## THE DATA:
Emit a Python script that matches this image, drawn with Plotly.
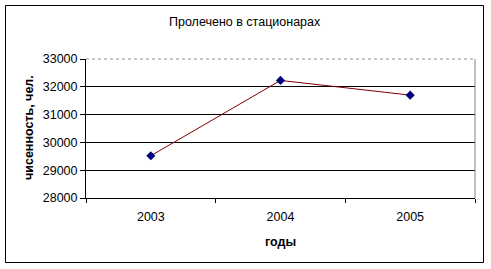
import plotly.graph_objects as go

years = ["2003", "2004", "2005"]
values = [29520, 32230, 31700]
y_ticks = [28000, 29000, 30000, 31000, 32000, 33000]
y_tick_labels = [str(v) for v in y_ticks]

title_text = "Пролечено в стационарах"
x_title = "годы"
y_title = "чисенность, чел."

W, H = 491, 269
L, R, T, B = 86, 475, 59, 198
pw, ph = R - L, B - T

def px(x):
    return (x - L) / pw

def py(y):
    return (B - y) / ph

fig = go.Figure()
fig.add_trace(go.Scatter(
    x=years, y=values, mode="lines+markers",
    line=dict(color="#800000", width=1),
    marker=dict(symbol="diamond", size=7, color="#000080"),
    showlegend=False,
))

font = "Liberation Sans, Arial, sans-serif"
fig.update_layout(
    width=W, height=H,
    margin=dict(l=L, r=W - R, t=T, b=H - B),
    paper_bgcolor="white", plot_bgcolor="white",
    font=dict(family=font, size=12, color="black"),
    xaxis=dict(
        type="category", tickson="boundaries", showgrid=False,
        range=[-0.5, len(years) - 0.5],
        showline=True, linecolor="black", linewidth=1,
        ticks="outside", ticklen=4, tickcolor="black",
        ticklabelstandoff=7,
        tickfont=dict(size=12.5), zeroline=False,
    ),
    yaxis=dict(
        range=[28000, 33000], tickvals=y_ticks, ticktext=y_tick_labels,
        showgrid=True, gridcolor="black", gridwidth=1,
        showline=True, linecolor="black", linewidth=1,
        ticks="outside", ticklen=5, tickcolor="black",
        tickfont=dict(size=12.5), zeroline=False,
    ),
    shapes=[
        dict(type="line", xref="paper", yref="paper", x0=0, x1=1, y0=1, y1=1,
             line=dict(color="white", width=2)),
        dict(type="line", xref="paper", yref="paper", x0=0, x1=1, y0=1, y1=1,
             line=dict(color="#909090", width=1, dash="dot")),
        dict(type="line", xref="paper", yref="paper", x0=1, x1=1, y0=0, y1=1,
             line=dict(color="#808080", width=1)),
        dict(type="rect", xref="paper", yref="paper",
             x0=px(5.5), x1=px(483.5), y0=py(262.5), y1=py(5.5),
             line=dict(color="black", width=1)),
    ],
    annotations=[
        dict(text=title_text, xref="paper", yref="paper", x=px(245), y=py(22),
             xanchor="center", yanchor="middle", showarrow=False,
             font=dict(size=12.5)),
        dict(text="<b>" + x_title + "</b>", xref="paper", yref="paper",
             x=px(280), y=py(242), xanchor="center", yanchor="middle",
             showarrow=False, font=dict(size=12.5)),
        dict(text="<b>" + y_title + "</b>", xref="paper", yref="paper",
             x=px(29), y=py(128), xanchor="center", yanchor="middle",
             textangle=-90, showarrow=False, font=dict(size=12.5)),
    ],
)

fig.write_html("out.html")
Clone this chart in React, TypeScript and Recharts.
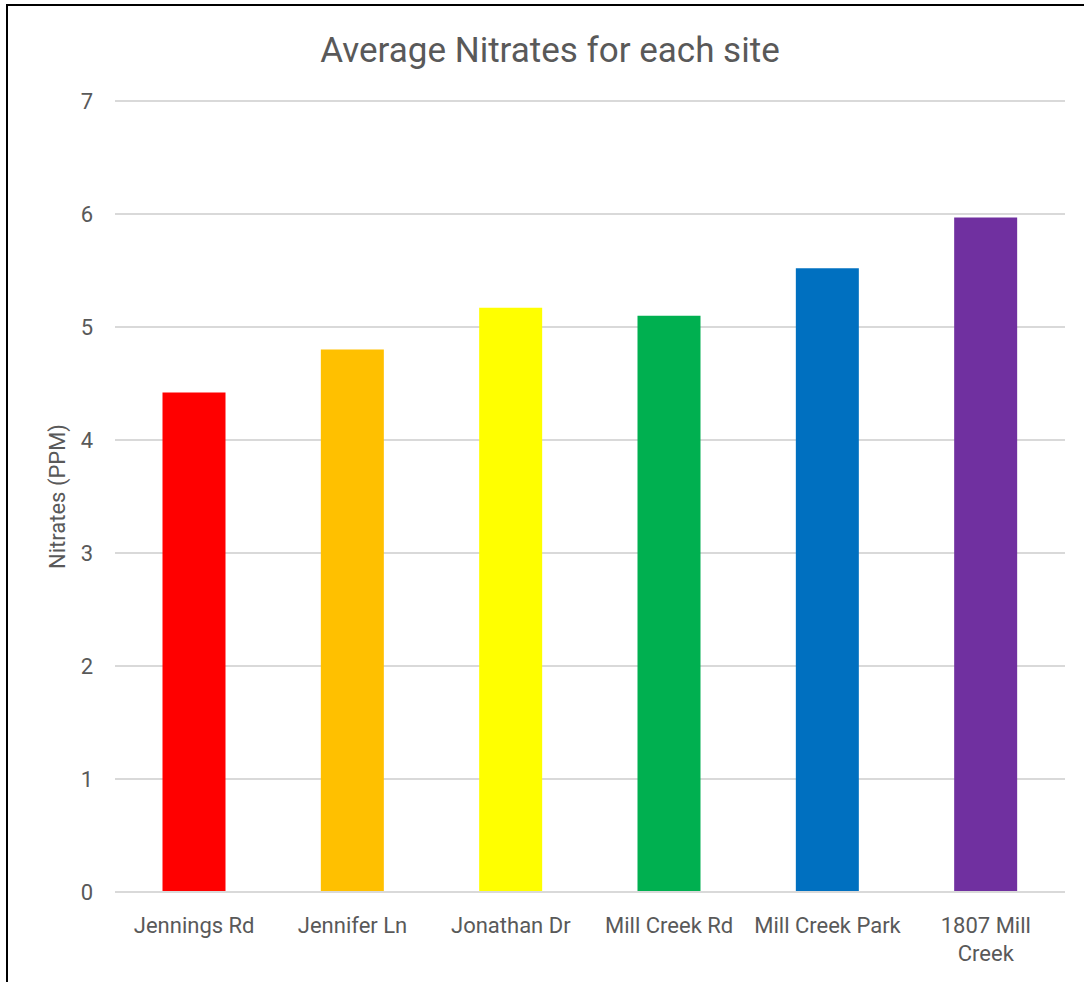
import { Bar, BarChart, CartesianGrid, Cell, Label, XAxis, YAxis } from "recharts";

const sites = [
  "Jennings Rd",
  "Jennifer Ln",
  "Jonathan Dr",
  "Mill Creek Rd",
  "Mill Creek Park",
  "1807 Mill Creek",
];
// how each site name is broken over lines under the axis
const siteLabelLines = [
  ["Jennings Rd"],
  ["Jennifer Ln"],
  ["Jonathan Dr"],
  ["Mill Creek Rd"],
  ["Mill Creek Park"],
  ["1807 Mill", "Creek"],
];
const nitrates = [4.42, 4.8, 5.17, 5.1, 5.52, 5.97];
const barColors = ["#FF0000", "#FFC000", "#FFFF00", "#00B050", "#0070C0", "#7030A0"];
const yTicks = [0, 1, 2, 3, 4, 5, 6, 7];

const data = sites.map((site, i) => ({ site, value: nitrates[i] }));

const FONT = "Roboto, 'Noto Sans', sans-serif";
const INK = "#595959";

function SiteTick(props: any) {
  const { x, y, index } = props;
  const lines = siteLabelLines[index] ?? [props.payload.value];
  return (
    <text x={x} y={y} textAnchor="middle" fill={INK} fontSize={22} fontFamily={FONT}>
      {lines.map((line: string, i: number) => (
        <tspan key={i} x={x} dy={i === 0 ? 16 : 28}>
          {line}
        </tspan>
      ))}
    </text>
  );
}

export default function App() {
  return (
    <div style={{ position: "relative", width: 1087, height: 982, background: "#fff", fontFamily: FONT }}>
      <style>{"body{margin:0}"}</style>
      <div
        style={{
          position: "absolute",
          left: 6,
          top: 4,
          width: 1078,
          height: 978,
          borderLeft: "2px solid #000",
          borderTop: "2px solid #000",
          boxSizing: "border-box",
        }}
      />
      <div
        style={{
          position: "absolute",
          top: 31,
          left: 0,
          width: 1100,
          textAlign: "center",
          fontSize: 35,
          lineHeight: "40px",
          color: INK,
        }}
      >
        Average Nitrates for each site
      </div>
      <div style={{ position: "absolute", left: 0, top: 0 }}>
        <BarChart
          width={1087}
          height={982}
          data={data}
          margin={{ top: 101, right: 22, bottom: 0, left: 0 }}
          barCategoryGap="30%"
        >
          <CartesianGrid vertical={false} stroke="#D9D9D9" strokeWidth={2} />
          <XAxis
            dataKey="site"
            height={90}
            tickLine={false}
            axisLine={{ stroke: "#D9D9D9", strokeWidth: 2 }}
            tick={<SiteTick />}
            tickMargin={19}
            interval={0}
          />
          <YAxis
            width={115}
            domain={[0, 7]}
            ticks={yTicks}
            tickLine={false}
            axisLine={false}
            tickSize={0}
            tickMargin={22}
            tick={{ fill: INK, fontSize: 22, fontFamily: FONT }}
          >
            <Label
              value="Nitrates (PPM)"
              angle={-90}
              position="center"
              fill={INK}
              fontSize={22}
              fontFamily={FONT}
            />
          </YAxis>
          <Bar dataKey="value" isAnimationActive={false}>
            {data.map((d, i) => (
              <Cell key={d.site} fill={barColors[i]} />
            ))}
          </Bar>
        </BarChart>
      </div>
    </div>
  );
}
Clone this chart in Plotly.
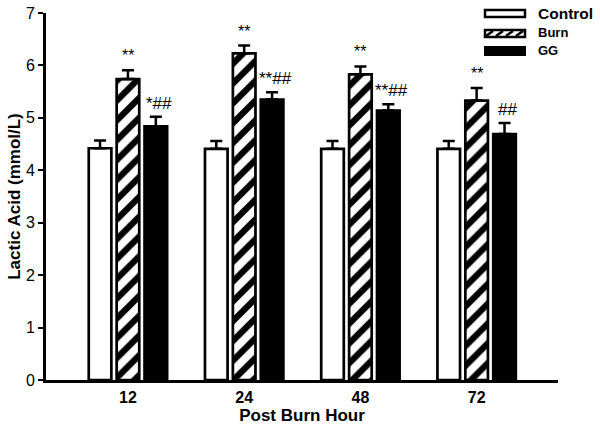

## EXERCISE GOAL:
Give only the lines from the one with "Clone this chart in React, TypeScript" to the one with "Label, XAxis, YAxis", both included, again and exactly; leave the images out.

## EXERCISE ANSWER:
Clone this chart in React, TypeScript and Recharts.
import { Bar, BarChart, CartesianGrid, Cell, Label, XAxis, YAxis } from "recharts";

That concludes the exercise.